Synthetic inverted repeats fuse to form dicentrics, and then recombine to form translocations. (A) Three segments of the URA3 gene were cloned into two modules (see Supplemental Fig. S6 for details of module construction and chromosome insertion). The two modules were then inserted into the specific sites in ChrVII as indicated. Inverted repeat recombination joins UR to RA modules via recombination of shared “R” sequences to form a dicentric. A second recombination event joins “A” to “A3” to form an intact URA3 gene, rendering the cells Ura⁺. (B) Each rad9 strain contains a UR or RA module in one of three sites on the left arm of ChrVII, and all strains contain the A3 module at one site on the right arm. The UR modules differ in the amount of sequence homology shared with the RA module (size of “R” is 200, 60, 20, or 0 bp of homology, as indicated). Each modified rad9 strain was analyzed for the presence of the specific PCR fragment diagnostic of a dicentric chromosome, in four independent cultures, using dicentric URA primers (Supplemental Fig. S9). Can^R mixed colonies were generated from each rad9 strain, and the frequency of Ura⁺ cells in cells from mixed colonies was determined (see the Materials and Methods). (**) The frequency of Ura⁺ colonies in Can^s cells is shown in Supplemental Figure S8.

Figure 6.

A model of the pathways that may act on stalled replication forks.
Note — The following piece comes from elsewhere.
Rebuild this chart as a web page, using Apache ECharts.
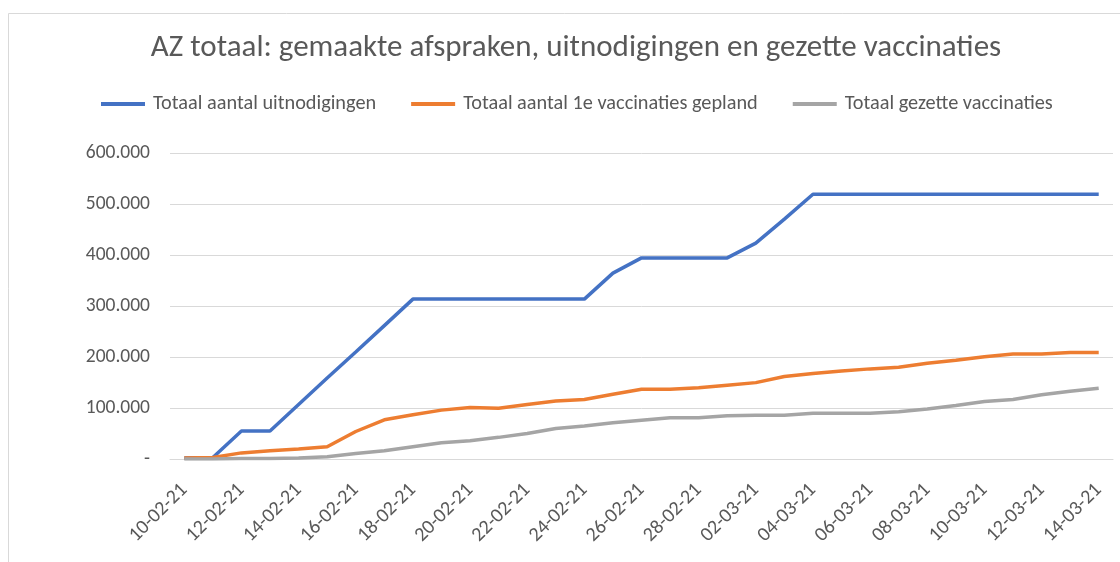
<!DOCTYPE html>
<html>
<head>
<meta charset="utf-8">
<script src="https://cdn.jsdelivr.net/npm/echarts@6/dist/echarts.min.js"></script>
<style>
  html, body { margin: 0; padding: 0; background: #fff; }
  #chart { width: 1120px; height: 562px; }
</style>
</head>
<body>
<div id="chart"></div>
<script>
  // dagen 10-02-21 t/m 14-03-21
  const dates = [
    '10-02-21', '11-02-21', '12-02-21', '13-02-21', '14-02-21', '15-02-21', '16-02-21', '17-02-21',
    '18-02-21', '19-02-21', '20-02-21', '21-02-21', '22-02-21', '23-02-21', '24-02-21', '25-02-21',
    '26-02-21', '27-02-21', '28-02-21', '01-03-21', '02-03-21', '03-03-21', '04-03-21', '05-03-21',
    '06-03-21', '07-03-21', '08-03-21', '09-03-21', '10-03-21', '11-03-21', '12-03-21', '13-03-21',
    '14-03-21',
  ];
  const uitnodigingen = [
    2000, 3000, 55000, 55000, 107000, 159000, 210000, 262000,
    314000, 314000, 314000, 314000, 314000, 314000, 314000, 365000,
    395000, 395000, 395000, 395000, 424000, 471000, 520000, 520000,
    520000, 520000, 520000, 520000, 520000, 520000, 520000, 520000,
    520000,
  ];
  const gepland = [
    2000, 3000, 12000, 16000, 19500, 24000, 54000, 77000,
    87000, 96000, 101000, 99500, 107000, 114000, 117000, 127000,
    137000, 137000, 140000, 145000, 150000, 162000, 168000, 173000,
    177000, 180000, 188000, 194000, 201000, 206000, 206000, 209000,
    209000,
  ];
  const gezet = [
    0, 0, 1000, 1000, 2000, 4500, 11000, 16000,
    24000, 32000, 36000, 42500, 50000, 60000, 65000, 71000,
    76000, 81000, 81000, 85000, 86000, 86000, 90000, 90000,
    90000, 93000, 98000, 105000, 113000, 117000, 126000, 133000,
    139000,
  ];

  const font = 'Calibri, Carlito, "Open Sans", "Noto Sans", sans-serif';
  const myChart = echarts.init(document.getElementById('chart'));
  myChart.setOption({
    backgroundColor: '#fff',
    animation: false,
    title: {
      text: 'AZ totaal: gemaakte afspraken, uitnodigingen en gezette vaccinaties',
      left: 571,
      textAlign: 'center',
      top: 28,
      textStyle: { fontFamily: font, fontSize: 31, fontWeight: 'normal', color: '#595959' },
    },
    legend: {
      top: 89,
      left: 96,
      itemWidth: 44,
      itemHeight: 4,
      itemGap: 35,
      icon: 'rect',
      textStyle: { fontFamily: font, fontSize: 20.3, color: '#595959', padding: [0, 0, 0, 3] },
      data: ['Totaal aantal uitnodigingen', 'Totaal aantal 1e vaccinaties gepland', 'Totaal gezette vaccinaties'],
    },
    graphic: [
      {
        type: 'rect',
        shape: { x: 8.5, y: 13.5, width: 1130, height: 570 },
        style: { fill: 'none', stroke: '#d9d9d9', lineWidth: 1 },
        silent: true,
      },
    ],
    grid: { left: 170, right: 7, top: 153.5, bottom: 103 },
    xAxis: {
      type: 'category',
      data: dates,
      boundaryGap: true,
      axisLine: { lineStyle: { color: '#d9d9d9' } },
      axisTick: { show: false },
      axisLabel: {
        interval: 1,
        rotate: 45,
        margin: 28,
        fontFamily: font,
        fontSize: 20,
        color: '#595959',
      },
    },
    yAxis: {
      type: 'value',
      min: 0,
      max: 600000,
      interval: 100000,
      axisLine: { show: false },
      axisTick: { show: false },
      splitLine: { lineStyle: { color: '#d9d9d9' } },
      axisLabel: {
        margin: 20,
        fontFamily: font,
        fontSize: 19.5,
        color: '#595959',
        formatter: function (v) {
          if (v === 0) return '-';
          return String(v).replace(/\B(?=(\d{3})+(?!\d))/g, '.');
        },
      },
    },
    series: [
      {
        name: 'Totaal aantal uitnodigingen',
        type: 'line',
        data: uitnodigingen,
        symbol: 'none',
        color: '#4472C4',
        lineStyle: { width: 3.5 },
      },
      {
        name: 'Totaal aantal 1e vaccinaties gepland',
        type: 'line',
        data: gepland,
        symbol: 'none',
        color: '#ED7D31',
        lineStyle: { width: 3.5 },
      },
      {
        name: 'Totaal gezette vaccinaties',
        type: 'line',
        data: gezet,
        symbol: 'none',
        color: '#A5A5A5',
        lineStyle: { width: 3.5 },
      },
    ],
  });
</script>
</body>
</html>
DNA polymerase stalls at a lesion (triangle). The stalled fork may undergo a DSB (i), or sister strand annealing, template switch events forming a regressed fork (ii) or hemicatenane (iii). DSBs may undergo DNA rejoining by NHEJ, MMEJ, HR, SSA, or telomere addition (not shown). Some genes tested in this study that may regulate each pathway are shown.

Figure 7.

DNA replication-based mechanism of inverted repeat fusion. The top shows a chromosome region that contains inverted repeat sequences (red box, S2; blue box, S3), separated by several kilobases of DNA. The right fork stalls (not shown), then regresses to form the “chicken foot” structure with some S3 sequence at the 3′ end of the regressed strand. On the right, the regressed fork normally reinvades at the appropriate S3 sequence, and forms a Holliday structure that then is cleaved and resolved to restore a fork (after Atkinson and McGlynn 2009). On the left, the regressed fork reinvades at the wrong S2 sequence. Then, the unpaired regressed strand (dark green) is degraded (pacman), and the invaded strand begins to replicate using the blue strand as a template (displacing the blue strand from the red strand and allowing annealing of light green to red, forming the S2–S3 joint; dotted line). Upon completion of replication, ssDNA breaks must separate the left red and blue strands and the gap is filled (thin red arc, details not shown), forming the dicentric with hybrid S2–S3 repeat and one intact S2 repeat. The dicentric may then undergo further instability.